Çaykur, Devam Eden İkinci Sürgünde 3 Bin 783 Ton Yaş Çay Aldı

ÇAYKUR Genel Müdürü İmdat Sütlüoğlu, ikinci sürgünde şu ana kadar 3 bin 783 ton yaş çay alımı gerçekleştirdiklerini bildirdi.

ÇAYKUR Genel Müdürü İmdat Sütlüoğlu, ikinci sürgünde şu ana kadar 3 bin 783 ton yaş çay alımı gerçekleştirdiklerini bildirdi.

Sütlüoğlu, yaptığı yazılı açıklamada, 20 Mayıs‘ta başlayan ve 5 Temmuz‘da sona eren 1. sürgün alımlarında yaklaşık 238 bin ton yaş çay alımı gerçekleştirdiklerini hatırlattı.

İkinci sürgün alımlarının ise 11 Temmuz‘da başladığını kaydeden Sütlüğoğlu, "İkinci sürgün alımlarında 3 bin 783 ton yaş çay alımı gerçekleştirdik. Hızlı bir şekilde alımlarımız yükseliyor. Bir iki gün içerisinde günlük yaş çay işleme kapasitemize ulaşacağımızı tahmin ediyoruz." ifadelerini kullandı.

Olağanüstü şartlar nedeniyle birinci sürgünde izdiham yaşandığını vurgulayan Sütlüoğlu, şöyle devam etti: "Her bölgede aynı anda çay hasadına başlanması, özel sektörde bazı firmaların vatandaşı üzecek bir takım icraatlara girmesi, sıkıntıya sokması dolayısıyla biz de çok büyük bir fedakarlık yaparak kotamızı dönümde 425 kilogram olarak belirlemiştik. Özellikle son zamanlarda çay çok kartlaşmasına rağmen vatandaştan çaylarını aldık. Ancak birinci sürgün olağanüstü bir süreçti. İkinci sürgünde normal üretim faaliyetlerimize, normal çalışma çerçevemize dönüyoruz. Geçen yıl dönüm başına 370 kilogram olan kotamızı, bu yıl ikinci sürgünde 375 kilogram olarak belirledik. Alımlarımızı bu şartlarda sürdüreceğiz. "

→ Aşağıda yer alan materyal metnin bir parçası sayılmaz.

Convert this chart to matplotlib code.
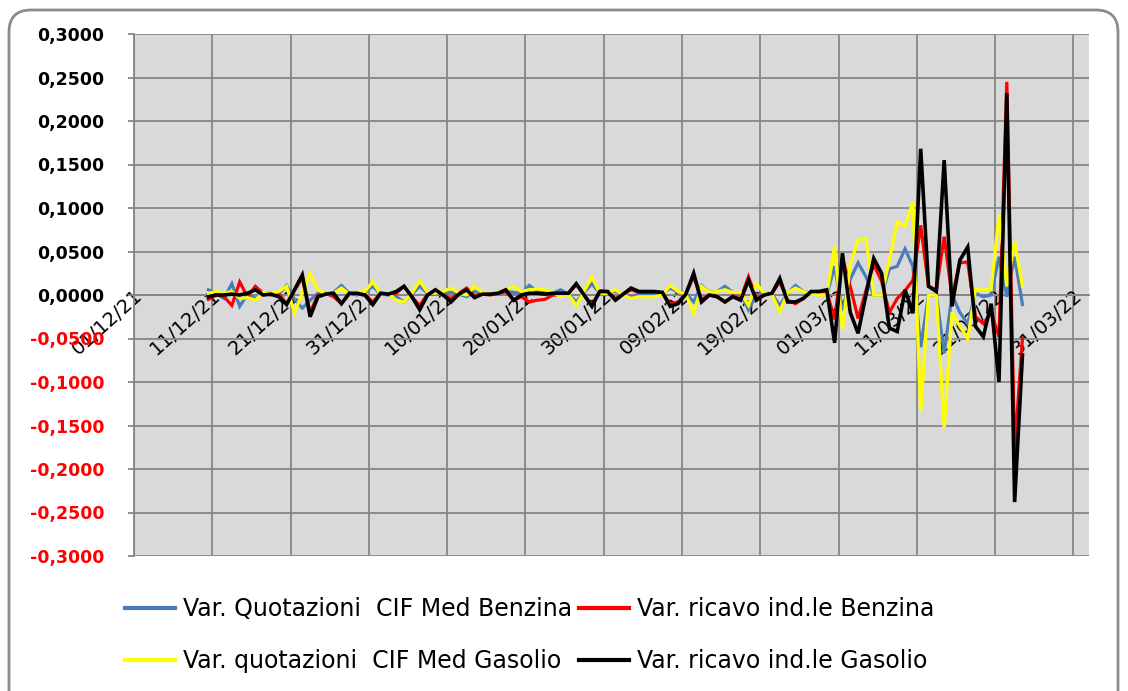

İkinci sürgünde, birinci sürgünde aldıkları çayı tolere edecek şekilde iyi çay almaları gerektiğine dikkat çeken Sütlüoğlu, şunları kaydetti: "Vatandaşımız bize iyi çay vermez, çayını düzgün toplamaz, topladığı çayı elden geçirmez ve çayda olmayacak unsurları da satarsa bu, kurum açısından son derece zararlı ve sıkıntı olur. ÇAYKUR‘un dengesinin bozulması, sıkıntıya girmesi bölgenin de dengesinin bozulması ve üreticinin de sıkıntıya girmesi demektir. Vatandaşın bunu çok iyi bilmesi gerekiyor. Onun için üreticilerimiz evsaf dışı çayları bizlere vermesinler. Hep beraber kaliteyi yine en iyi şekilde sürdürelim ve sonuçta eğer bir olumsuzluk yaşanacak olursa ki kalite çok önemlidir, piyasa eğer kaliteyi görmez ise bu çayı içmez, çay tüketimi azalır gerek ÇAYKUR, gerekse diğer firmalar sıkıntıya girerler. Bu dalga piyasadan ters teper ve sonunda da bu dalga müstahsili vurur. Bunu herkesin çok iyi bilmesi gerekiyor. (Ben evsaf dışı çayı sattım aldılar) diye kimse sevinmesin. Bu tür davranış aslında müstahsilin kendi bindiği dalı kesmesidir, kendisine en büyük zararı vermesidir."